The Strange Case of Google Docs and the Counting of Words

I found out recently that not all text processing applications count words in the same way, and it's sort of freaked me out.

In the past, I’ve always done my writing in Microsoft Word. This goes all the way back to Word 6.0 on my Mac LC when I was at University thirty years ago. I pay for Microsoft 365, which not only includes Office (and so Word) but also comes with 1TB of cloud storage, which I think isn’t a bad deal. I have the family edition, shared with my wife, two kids, my parents and my wife’s parents. For less than £100 a year. Really not a bad deal at all.

But I’ve been writing A Healing Love mostly in Google Docs rather than Word. I have my reasons and I won’t go into them here, but it’s something I’ve essentially been “forced” to do.

I don’t particularly like Docs. It doesn’t come anywhere close to the desktop version of Word in terms of features and it’s “save after every keystroke” advantage is negated by the desktop version of Word if your file is saved in your OneDrive.

But I found out something else recently that’s put me off Docs even more.

It counts words in a document differently to Word.

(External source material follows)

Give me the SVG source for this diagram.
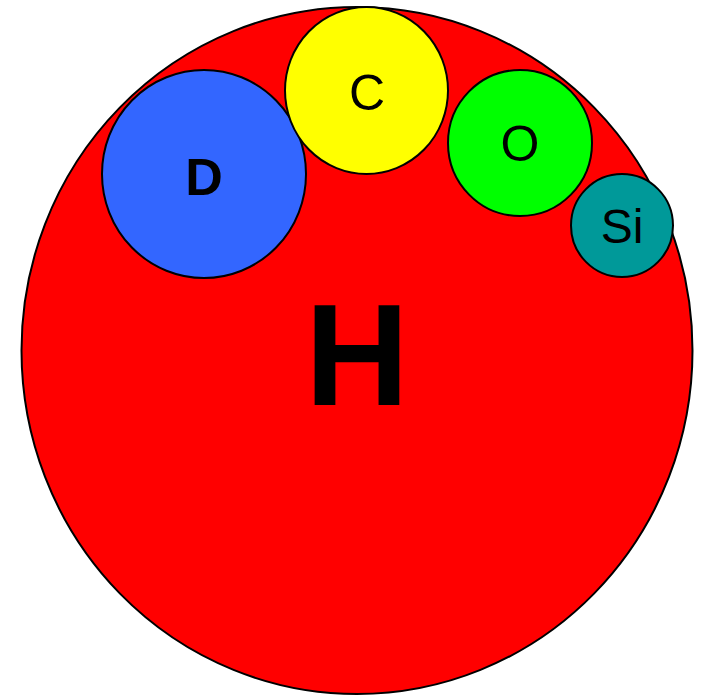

Seriously. You’d think that counting words would be easy—you just count the words. But apparently not. Word and Docs use different methods and treat different things as “words” so you end up with different word counts. Sometimes wildly different.

Now, for me, that’s not really that big of a deal. But it is annoying. I have a spreadsheet with the word count of each chapter of everything I’ve written in it, and I’ve been keeping track of the word count of A Healing Love with Docs—but all my other work I did counts for in Word, so that means my comparison with other books is inaccurate. I’ve had to go back and redo the count for each chapter in Word.

Annoying, but nothing more.

But if you’re, for example, a student with a strict word count for an assignment, or a journalist/columnist writing to a word count or entering a fiction writing contest with a word count—yeah, it would be annoying to think you’re just on the limit having written in one only to find the other says your over and your submission gets thrown out.

There are some very good explanations of the different methods used bny Docs and Word for counting words. They are fascinating. But you’d think that in 2024, with all the things that corporations could use to set their products apart from the others, they’d at least agree on a method for counting words so that any confusion is avoided.